Sin embargo, el momento más especial de toda su carrera no lo vivió ni con el Santo Padre ni con el cantaor sanfernandino, sino en un comedor social: "Me propuse elegir el mejor jamón para cortárselo a gente necesitada, pero a condición de no hacer nada de publicidad. Exigí que no fuesen medios. Estuve una hora eligiendo la mejor pieza y fui a cortarla, desinteresadamente. Estuve llorando todo el rato". Mientras lo recuerda, empiezan a asomarle lágrimas en los ojos. "Ha sido uno de los momentos más especiales de mi carrera. Cortar para los once tíos más ricos de Singapur en el Orient Express no me dice nada, pero para los pobres... fue emocionante".
La conversación queda cortada abruptamente por una llamada telefónica. Resulta que, después de la visita de los eruditos de Harvard, Sanchidrián viajará para hacer una cata en un crucero por el Danubio. "Viajo constantemente. Te puedes imaginar que he pisado los cinco continentes. Aunque ahora corto cada vez menos, delego en mi equipo. Eso no impide que todas las semanas, al menos una vez, tenga que ir a hacerme la manicura. ¡Mira estas manos! Impolutas. Trabajo con ellas, claro. Oye, ¿no irás a dejar esos trozos de jamón? Cuando los mezclas con este vino, es como si los sabores hicieran el amor".
Entonces saca de debajo de la mesa unos papeles escritos de su puño y letra. "¿Te importa?", pregunta mientras los mueve entre las manos, pasando las hojas. "En absoluto", respondo, curioso. Comienza a leerlos, recitándolos con voz entregada, poética, mientras mira intensamente a los ojos para comprobar la reacción. En cada palabra que declama se hallan un recuerdo proustiano, un verso de amor que rinde homenaje a las texturas y los sabores del jamón, a los 'duendes' que cantan a los insondables misterios del corazón."Tiene usted que escribir un libro", le digo. "Justo después de Navidad me quiero poner con ello", asegura.
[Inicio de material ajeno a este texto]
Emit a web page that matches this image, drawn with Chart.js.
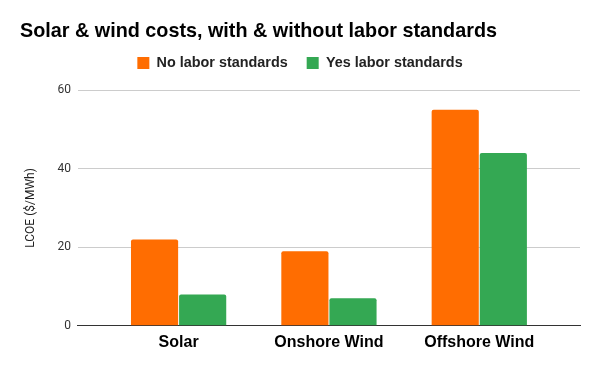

Nos levantamos y se despide con un fuerte y amistoso abrazo. "A lo mejor la semana que viene me da por ir a la sierra de Cazorla, con cuatro o cinco patas, e investigo cortándolas a las dos de la tarde, a 28 grados, luego a la puesta de sol, con cuatro o cinco menos, y escribo lo que me ofrezcan. Y luego lo que quiero hacer es levantarme a las dos de la madrugada, con la luna llena, y poner una en el porche, con buena luz. ¿Sabes por qué? Porque en ese momento es cuando el jamón comienza a hablarme".